[REQUIRED TASK] Return, without pictures, the lines from the start of the data through the one that contains "(0,0) rectangle (949,630);".

[DATA EXCERPT]
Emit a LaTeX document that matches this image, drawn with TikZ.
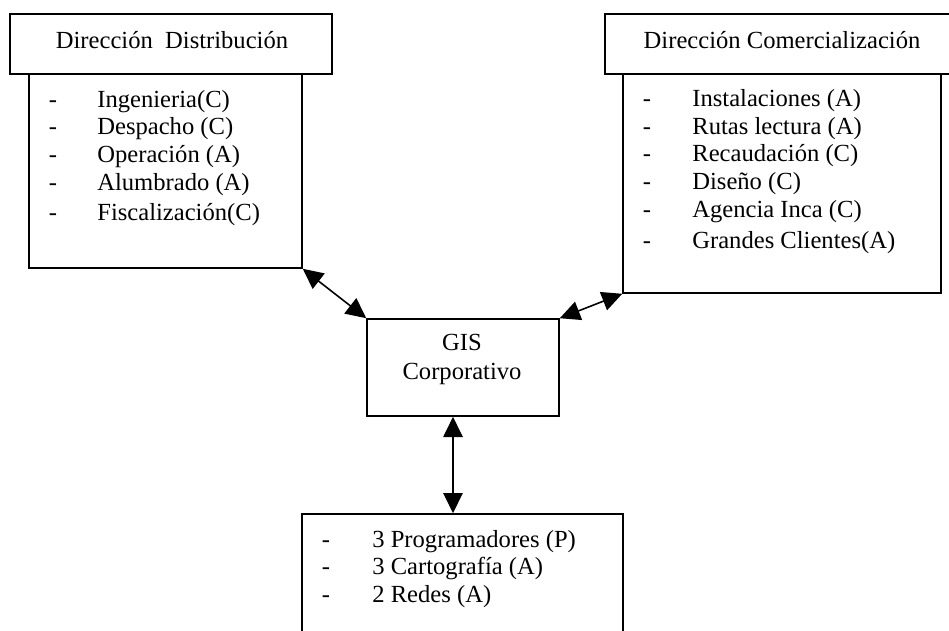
\documentclass[tikz,border=0pt]{standalone}
\usepackage{fontspec}
\setmainfont{Liberation Serif}
\usetikzlibrary{arrows.meta}

\tikzset{
  box/.style={draw, line width=0.9pt, inner sep=0pt},
  txt/.style={font=\fontsize{14}{16}\selectfont, inner sep=0pt, anchor=base},
  item/.style={txt, anchor=base west},
  link/.style={line width=0.9pt, {Triangle[length=11.5pt,width=11pt]}-{Triangle[length=11.5pt,width=11pt]}},
}

\begin{document}
\begin{tikzpicture}[x=0.02cm, y=-0.02cm]
  \useasboundingbox (0,0) rectangle (949,630);

  % boxes
  \node[box, minimum width=6.44cm, minimum height=1.2cm] (dhead) at (171,44) {};
  \node[box, minimum width=5.46cm, minimum height=3.88cm] (dlist) at (165.5,171) {};
  \node[box, minimum width=7.08cm, minimum height=1.2cm] (chead) at (782,44) {};
  \node[box, minimum width=6.36cm, minimum height=4.38cm] (clist) at (782,183.5) {};
  \node[box, minimum width=3.84cm, minimum height=1.94cm] (gis) at (463,367.5) {};
  \node[box, minimum width=6.42cm, minimum height=2.92cm] (team) at (462.5,587) {};

  % headings
  \node[txt] (dtitle) at (172,48) {Dirección~~Distribución};
  \node[txt] (ctitle) at (782,48) {Dirección Comercialización};
  \node[txt] (gis1) at (462,350) {GIS};
  \node[txt] (gis2) at (462,379) {Corporativo};

  % lists
  \foreach \y/\t [count=\i] in {107/Ingenieria(C), 134/Despacho (C), 162/Operación (A),
      190/Alumbrado (A), 220/Fiscalización(C)} {
    \node[txt] (dd\i) at (53,\y) {-};
    \node[item] (dt\i) at (97,\y) {\t};
  }
  \foreach \y/\t [count=\i] in {106/Instalaciones (A), 134/Rutas lectura (A), 161/Recaudación (C),
      189/Diseño (C), 217/Agencia Inca (C), 248/Grandes Clientes(A)} {
    \node[txt] (cd\i) at (647,\y) {-};
    \node[item] (ct\i) at (692,\y) {\t};
  }
  \foreach \y/\t [count=\i] in {547/3 Programadores (P), 574/3 Cartografía (A), 602/2 Redes (A)} {
    \node[txt] (pd\i) at (326,\y) {-};
    \node[item] (pt\i) at (372,\y) {\t};
  }

  % connectors
  \draw[link] (dlist.south east) -- (gis.north west);
  \draw[link] (gis.north east) -- (clist.south west);
  \draw[link] ([xshift=-0.2cm]gis.south) -- ([xshift=-0.2cm]gis.south |- team.north);
\end{tikzpicture}
\end{document}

[TASK RESPONSE]
Emit a LaTeX document that matches this image, drawn with TikZ.
\documentclass[tikz,border=0pt]{standalone}
\usepackage{fontspec}
\setmainfont{Liberation Serif}
\usetikzlibrary{arrows.meta}

\tikzset{
  box/.style={draw, line width=0.9pt, inner sep=0pt},
  txt/.style={font=\fontsize{14}{16}\selectfont, inner sep=0pt, anchor=base},
  item/.style={txt, anchor=base west},
  link/.style={line width=0.9pt, {Triangle[length=11.5pt,width=11pt]}-{Triangle[length=11.5pt,width=11pt]}},
}

\begin{document}
\begin{tikzpicture}[x=0.02cm, y=-0.02cm]
  \useasboundingbox (0,0) rectangle (949,630);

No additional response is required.